**TO BE DONE**
From the first line of the listing below, retype each line up to and including the one with "1.95, 1.957, 1.96, 1.95, 1.95, 1.945, 1.94, 1.95];"; pictures stay out.

**MATERIAL PROVIDED**
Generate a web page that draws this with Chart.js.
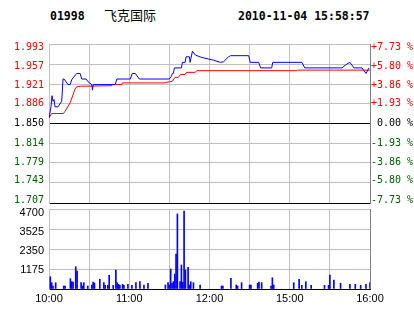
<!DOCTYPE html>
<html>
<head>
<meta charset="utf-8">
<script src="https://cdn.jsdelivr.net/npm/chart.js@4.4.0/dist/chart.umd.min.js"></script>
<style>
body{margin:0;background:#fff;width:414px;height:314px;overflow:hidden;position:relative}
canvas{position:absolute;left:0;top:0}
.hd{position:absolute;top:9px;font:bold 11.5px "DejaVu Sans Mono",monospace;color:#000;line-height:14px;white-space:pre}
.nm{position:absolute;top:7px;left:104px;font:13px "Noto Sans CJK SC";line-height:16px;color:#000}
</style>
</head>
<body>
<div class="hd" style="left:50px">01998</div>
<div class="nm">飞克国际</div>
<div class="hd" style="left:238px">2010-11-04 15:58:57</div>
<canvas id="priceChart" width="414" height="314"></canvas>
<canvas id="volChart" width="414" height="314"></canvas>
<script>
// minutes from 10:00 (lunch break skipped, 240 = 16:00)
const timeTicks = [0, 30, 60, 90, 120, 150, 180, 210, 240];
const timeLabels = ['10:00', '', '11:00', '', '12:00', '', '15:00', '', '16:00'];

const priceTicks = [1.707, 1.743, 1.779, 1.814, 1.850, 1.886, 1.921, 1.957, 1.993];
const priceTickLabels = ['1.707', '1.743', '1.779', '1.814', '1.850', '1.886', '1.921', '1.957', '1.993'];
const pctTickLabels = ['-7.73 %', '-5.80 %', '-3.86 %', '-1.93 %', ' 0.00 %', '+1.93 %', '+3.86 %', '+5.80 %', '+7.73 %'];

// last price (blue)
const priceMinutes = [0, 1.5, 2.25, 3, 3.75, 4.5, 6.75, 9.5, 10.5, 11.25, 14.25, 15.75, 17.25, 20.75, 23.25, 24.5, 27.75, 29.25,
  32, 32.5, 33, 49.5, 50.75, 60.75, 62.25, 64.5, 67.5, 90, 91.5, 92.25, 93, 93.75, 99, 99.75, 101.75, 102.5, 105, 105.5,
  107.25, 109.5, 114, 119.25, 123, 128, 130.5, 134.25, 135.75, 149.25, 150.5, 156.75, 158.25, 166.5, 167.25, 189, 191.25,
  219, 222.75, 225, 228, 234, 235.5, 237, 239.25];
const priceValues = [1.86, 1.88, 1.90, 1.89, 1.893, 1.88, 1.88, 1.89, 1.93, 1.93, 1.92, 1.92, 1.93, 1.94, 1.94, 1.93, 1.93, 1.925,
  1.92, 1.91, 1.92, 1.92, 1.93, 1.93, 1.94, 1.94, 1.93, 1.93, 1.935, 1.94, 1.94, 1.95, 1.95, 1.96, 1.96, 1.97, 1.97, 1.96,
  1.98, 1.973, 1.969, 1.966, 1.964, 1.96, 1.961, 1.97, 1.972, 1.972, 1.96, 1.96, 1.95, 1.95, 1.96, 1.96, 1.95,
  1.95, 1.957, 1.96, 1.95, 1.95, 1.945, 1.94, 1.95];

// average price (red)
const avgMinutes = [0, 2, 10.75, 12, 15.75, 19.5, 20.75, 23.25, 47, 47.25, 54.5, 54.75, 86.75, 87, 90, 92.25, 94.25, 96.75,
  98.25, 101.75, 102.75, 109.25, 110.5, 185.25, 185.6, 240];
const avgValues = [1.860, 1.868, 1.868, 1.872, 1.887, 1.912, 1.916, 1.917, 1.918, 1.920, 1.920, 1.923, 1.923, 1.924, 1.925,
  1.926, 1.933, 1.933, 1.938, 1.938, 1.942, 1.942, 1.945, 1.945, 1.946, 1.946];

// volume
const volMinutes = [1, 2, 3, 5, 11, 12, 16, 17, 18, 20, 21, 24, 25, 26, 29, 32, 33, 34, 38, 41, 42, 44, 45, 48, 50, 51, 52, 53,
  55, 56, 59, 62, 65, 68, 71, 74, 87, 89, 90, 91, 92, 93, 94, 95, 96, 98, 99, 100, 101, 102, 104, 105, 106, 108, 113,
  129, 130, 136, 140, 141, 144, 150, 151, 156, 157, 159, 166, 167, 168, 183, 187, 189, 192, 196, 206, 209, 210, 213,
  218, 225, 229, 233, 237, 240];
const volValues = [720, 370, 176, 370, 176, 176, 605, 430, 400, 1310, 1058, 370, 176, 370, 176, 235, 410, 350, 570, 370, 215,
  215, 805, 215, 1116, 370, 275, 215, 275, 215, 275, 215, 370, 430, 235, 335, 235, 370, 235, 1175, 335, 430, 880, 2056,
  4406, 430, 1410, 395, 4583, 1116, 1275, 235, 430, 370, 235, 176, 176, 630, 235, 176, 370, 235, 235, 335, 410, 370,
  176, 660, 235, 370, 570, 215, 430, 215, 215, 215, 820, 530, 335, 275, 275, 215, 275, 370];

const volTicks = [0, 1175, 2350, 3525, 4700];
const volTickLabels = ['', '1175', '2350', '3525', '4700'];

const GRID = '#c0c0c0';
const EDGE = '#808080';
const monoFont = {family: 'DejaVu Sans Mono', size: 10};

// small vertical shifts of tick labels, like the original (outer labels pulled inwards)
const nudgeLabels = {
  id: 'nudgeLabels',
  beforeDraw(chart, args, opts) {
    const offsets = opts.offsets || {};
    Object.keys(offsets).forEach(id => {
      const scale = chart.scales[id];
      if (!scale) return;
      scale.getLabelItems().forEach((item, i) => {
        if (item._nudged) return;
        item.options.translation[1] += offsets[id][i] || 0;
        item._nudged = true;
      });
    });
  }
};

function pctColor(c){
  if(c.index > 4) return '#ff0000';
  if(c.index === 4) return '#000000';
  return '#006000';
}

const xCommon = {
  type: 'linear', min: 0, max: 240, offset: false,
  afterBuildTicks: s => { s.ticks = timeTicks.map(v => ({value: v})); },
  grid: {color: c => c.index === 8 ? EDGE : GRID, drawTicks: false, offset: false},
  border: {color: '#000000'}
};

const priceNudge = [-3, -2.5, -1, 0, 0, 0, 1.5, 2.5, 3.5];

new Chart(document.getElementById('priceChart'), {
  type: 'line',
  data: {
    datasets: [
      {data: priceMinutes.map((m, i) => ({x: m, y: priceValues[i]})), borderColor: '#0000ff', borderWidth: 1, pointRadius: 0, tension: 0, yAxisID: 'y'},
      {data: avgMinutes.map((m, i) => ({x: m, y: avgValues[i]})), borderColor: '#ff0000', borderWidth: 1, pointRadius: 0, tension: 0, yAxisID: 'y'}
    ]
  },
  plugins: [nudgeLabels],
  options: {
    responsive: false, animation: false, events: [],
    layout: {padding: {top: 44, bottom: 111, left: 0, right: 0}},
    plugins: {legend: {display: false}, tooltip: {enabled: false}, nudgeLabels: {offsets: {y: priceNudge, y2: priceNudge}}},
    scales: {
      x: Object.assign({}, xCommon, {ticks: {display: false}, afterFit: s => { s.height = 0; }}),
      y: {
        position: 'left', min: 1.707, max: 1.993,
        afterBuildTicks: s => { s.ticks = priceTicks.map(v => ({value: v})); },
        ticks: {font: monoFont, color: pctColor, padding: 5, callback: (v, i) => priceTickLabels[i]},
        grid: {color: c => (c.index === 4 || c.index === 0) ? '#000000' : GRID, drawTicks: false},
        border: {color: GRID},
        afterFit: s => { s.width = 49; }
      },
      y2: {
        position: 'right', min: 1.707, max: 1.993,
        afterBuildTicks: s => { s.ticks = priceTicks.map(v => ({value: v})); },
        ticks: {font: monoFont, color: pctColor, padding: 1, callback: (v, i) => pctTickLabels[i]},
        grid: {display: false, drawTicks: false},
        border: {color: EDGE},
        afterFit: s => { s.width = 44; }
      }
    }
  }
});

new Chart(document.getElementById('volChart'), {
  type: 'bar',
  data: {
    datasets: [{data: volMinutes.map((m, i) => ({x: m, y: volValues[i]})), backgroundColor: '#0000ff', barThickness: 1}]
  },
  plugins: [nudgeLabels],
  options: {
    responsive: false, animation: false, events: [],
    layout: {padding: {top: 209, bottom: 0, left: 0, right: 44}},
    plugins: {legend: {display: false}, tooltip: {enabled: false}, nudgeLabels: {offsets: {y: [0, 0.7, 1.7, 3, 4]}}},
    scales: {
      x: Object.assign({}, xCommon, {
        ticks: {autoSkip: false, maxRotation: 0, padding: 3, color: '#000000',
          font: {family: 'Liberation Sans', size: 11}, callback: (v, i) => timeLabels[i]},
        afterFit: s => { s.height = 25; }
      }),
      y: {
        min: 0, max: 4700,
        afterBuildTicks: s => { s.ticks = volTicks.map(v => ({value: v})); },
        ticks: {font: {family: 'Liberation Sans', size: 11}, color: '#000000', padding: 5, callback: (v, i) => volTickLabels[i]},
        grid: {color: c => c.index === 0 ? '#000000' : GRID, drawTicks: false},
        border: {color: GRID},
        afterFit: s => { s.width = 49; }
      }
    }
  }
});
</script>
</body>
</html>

**FULL SOLUTION**
Generate a web page that draws this with Chart.js.
<!DOCTYPE html>
<html>
<head>
<meta charset="utf-8">
<script src="https://cdn.jsdelivr.net/npm/chart.js@4.4.0/dist/chart.umd.min.js"></script>
<style>
body{margin:0;background:#fff;width:414px;height:314px;overflow:hidden;position:relative}
canvas{position:absolute;left:0;top:0}
.hd{position:absolute;top:9px;font:bold 11.5px "DejaVu Sans Mono",monospace;color:#000;line-height:14px;white-space:pre}
.nm{position:absolute;top:7px;left:104px;font:13px "Noto Sans CJK SC";line-height:16px;color:#000}
</style>
</head>
<body>
<div class="hd" style="left:50px">01998</div>
<div class="nm">飞克国际</div>
<div class="hd" style="left:238px">2010-11-04 15:58:57</div>
<canvas id="priceChart" width="414" height="314"></canvas>
<canvas id="volChart" width="414" height="314"></canvas>
<script>
// minutes from 10:00 (lunch break skipped, 240 = 16:00)
const timeTicks = [0, 30, 60, 90, 120, 150, 180, 210, 240];
const timeLabels = ['10:00', '', '11:00', '', '12:00', '', '15:00', '', '16:00'];

const priceTicks = [1.707, 1.743, 1.779, 1.814, 1.850, 1.886, 1.921, 1.957, 1.993];
const priceTickLabels = ['1.707', '1.743', '1.779', '1.814', '1.850', '1.886', '1.921', '1.957', '1.993'];
const pctTickLabels = ['-7.73 %', '-5.80 %', '-3.86 %', '-1.93 %', ' 0.00 %', '+1.93 %', '+3.86 %', '+5.80 %', '+7.73 %'];

// last price (blue)
const priceMinutes = [0, 1.5, 2.25, 3, 3.75, 4.5, 6.75, 9.5, 10.5, 11.25, 14.25, 15.75, 17.25, 20.75, 23.25, 24.5, 27.75, 29.25,
  32, 32.5, 33, 49.5, 50.75, 60.75, 62.25, 64.5, 67.5, 90, 91.5, 92.25, 93, 93.75, 99, 99.75, 101.75, 102.5, 105, 105.5,
  107.25, 109.5, 114, 119.25, 123, 128, 130.5, 134.25, 135.75, 149.25, 150.5, 156.75, 158.25, 166.5, 167.25, 189, 191.25,
  219, 222.75, 225, 228, 234, 235.5, 237, 239.25];
const priceValues = [1.86, 1.88, 1.90, 1.89, 1.893, 1.88, 1.88, 1.89, 1.93, 1.93, 1.92, 1.92, 1.93, 1.94, 1.94, 1.93, 1.93, 1.925,
  1.92, 1.91, 1.92, 1.92, 1.93, 1.93, 1.94, 1.94, 1.93, 1.93, 1.935, 1.94, 1.94, 1.95, 1.95, 1.96, 1.96, 1.97, 1.97, 1.96,
  1.98, 1.973, 1.969, 1.966, 1.964, 1.96, 1.961, 1.97, 1.972, 1.972, 1.96, 1.96, 1.95, 1.95, 1.96, 1.96, 1.95,
  1.95, 1.957, 1.96, 1.95, 1.95, 1.945, 1.94, 1.95];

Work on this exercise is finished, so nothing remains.